Retaining walls which exceed four feet in height often are engineered. They require special footers, specific wall thickness, and the prolific use of steel reinforcing. Many residential basement walls often have seven feet of backfill against them! However, there is a difference between a free standing retaining wall and a residential foundation wall. A residential foundation wall has two things that help it structurally. The basement slab and the wood subfloor assembly which is bolted to the top of foundation walls are important structural elements. The basement slab stops the bottom of the wall from sliding inwards, while the subfloor assembly helps to keep the top of the wall from tilting inwards.

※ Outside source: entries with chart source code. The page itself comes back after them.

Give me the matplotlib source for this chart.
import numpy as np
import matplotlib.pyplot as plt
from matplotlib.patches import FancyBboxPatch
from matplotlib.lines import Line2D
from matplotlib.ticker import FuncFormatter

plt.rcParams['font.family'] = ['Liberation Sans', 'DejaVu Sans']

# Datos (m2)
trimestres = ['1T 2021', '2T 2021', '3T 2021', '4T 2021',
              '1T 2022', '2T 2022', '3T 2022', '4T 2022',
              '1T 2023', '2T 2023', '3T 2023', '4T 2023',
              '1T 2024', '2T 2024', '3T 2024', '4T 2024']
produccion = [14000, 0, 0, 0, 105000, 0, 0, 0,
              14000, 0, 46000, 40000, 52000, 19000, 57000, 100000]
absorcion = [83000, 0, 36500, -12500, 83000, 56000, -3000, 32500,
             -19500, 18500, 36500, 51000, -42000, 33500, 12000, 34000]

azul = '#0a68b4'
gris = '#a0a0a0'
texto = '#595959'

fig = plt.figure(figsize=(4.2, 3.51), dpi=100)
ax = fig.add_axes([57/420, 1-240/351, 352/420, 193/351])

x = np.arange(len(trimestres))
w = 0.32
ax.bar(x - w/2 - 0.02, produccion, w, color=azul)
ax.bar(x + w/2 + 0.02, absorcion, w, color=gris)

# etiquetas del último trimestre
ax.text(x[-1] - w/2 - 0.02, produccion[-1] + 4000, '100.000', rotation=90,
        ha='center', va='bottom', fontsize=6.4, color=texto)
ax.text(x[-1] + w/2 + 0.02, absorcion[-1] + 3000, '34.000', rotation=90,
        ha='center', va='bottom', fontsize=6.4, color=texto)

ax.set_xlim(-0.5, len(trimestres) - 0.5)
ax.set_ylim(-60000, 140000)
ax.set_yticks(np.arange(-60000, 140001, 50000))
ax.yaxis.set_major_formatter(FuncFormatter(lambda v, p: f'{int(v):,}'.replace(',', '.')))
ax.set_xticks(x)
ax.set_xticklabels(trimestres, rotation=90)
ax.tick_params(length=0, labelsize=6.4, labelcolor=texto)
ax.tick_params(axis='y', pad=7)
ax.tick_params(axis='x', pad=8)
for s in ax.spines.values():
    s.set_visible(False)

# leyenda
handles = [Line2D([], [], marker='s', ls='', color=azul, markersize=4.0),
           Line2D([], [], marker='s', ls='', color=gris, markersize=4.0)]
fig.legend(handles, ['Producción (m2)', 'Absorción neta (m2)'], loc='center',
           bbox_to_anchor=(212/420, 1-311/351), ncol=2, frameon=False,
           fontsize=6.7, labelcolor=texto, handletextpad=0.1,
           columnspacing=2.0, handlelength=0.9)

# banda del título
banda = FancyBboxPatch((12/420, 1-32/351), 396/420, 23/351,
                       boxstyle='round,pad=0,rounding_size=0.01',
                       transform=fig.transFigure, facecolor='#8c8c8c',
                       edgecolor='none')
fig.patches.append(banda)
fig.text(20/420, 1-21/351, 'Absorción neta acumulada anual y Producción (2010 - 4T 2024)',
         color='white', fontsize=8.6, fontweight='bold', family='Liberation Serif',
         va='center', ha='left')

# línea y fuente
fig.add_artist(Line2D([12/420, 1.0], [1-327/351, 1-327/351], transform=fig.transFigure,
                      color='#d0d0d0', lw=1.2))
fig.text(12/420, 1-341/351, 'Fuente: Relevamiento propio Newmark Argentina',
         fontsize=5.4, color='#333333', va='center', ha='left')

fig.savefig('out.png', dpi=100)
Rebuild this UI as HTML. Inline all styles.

However, these two elements are not enough to totally withstand the forces of soil and water against a poured concrete or foundation wall. These walls must be constructed in such a way as to resist the forces which will be placed against them. To further complicate the issue, no two building sites are exactly the same. For example, a foundation constructed at the bottom of a hillside will have greater forces against it than a foundation built at the top of the hill. A foundation which will last 100 years in areas of little or no seismic activity might crumble in a moderate earthquake in southern California. All foundation system plans should be checked for the particular building site by a competent structural engineer. The $200 - $300 fee may equate to a lifetime insurance policy. It is money well spent.

Tension Headaches

The strength of concrete and concrete masonry products (block) is usually measured in the amount of weight they can support before failure. This weight squeezes or compresses the concrete or masonry materials. Thus it is called compressive strength. However, concrete or concrete masonry is not always squeezed. Often it is stretched or pulled. These forces are referred to as tension. Non-reinforced concrete or concrete masonry products generally are only 1/10th as strong in tension than in compression. That means that if a concrete wall is rated for 3,500 pounds per square inch in compression, it will only be able to withstand 350 pounds per square inch when subjected to a tension force.

Foundation walls are subjected to tension forces as they try to hold back the soil around them. The dirt wants to push in or bulge the wall. You can illustrate this very easily with a thin piece of cardboard. Stand the cardboard up straight just like your foundation wall. Using your finger, push the center of the cardboard. The cardboard bows inward. When this happens to a foundation wall, the inside face of the wall is actually being stretched or pulled. This is tension. The resulting crack is a measurement of just how much it was stretched!

Steel, on the other hand, can withstand tremendous tension forces. In fact, the average steel used in reinforcing rods for residential construction will fail only after 60,000 lbs per square inch of force is used to pull it apart! Fortunately, steel is very inexpensive. If you decide to build anything with concrete or concrete masonry and you do not include reinforcing steel, I guarantee that you will develop a massive headache when that first jagged crack appears! Be smart, insist on the use of reinforcing steel anytime you build with concrete or concrete masonry products. You will not be disappointed.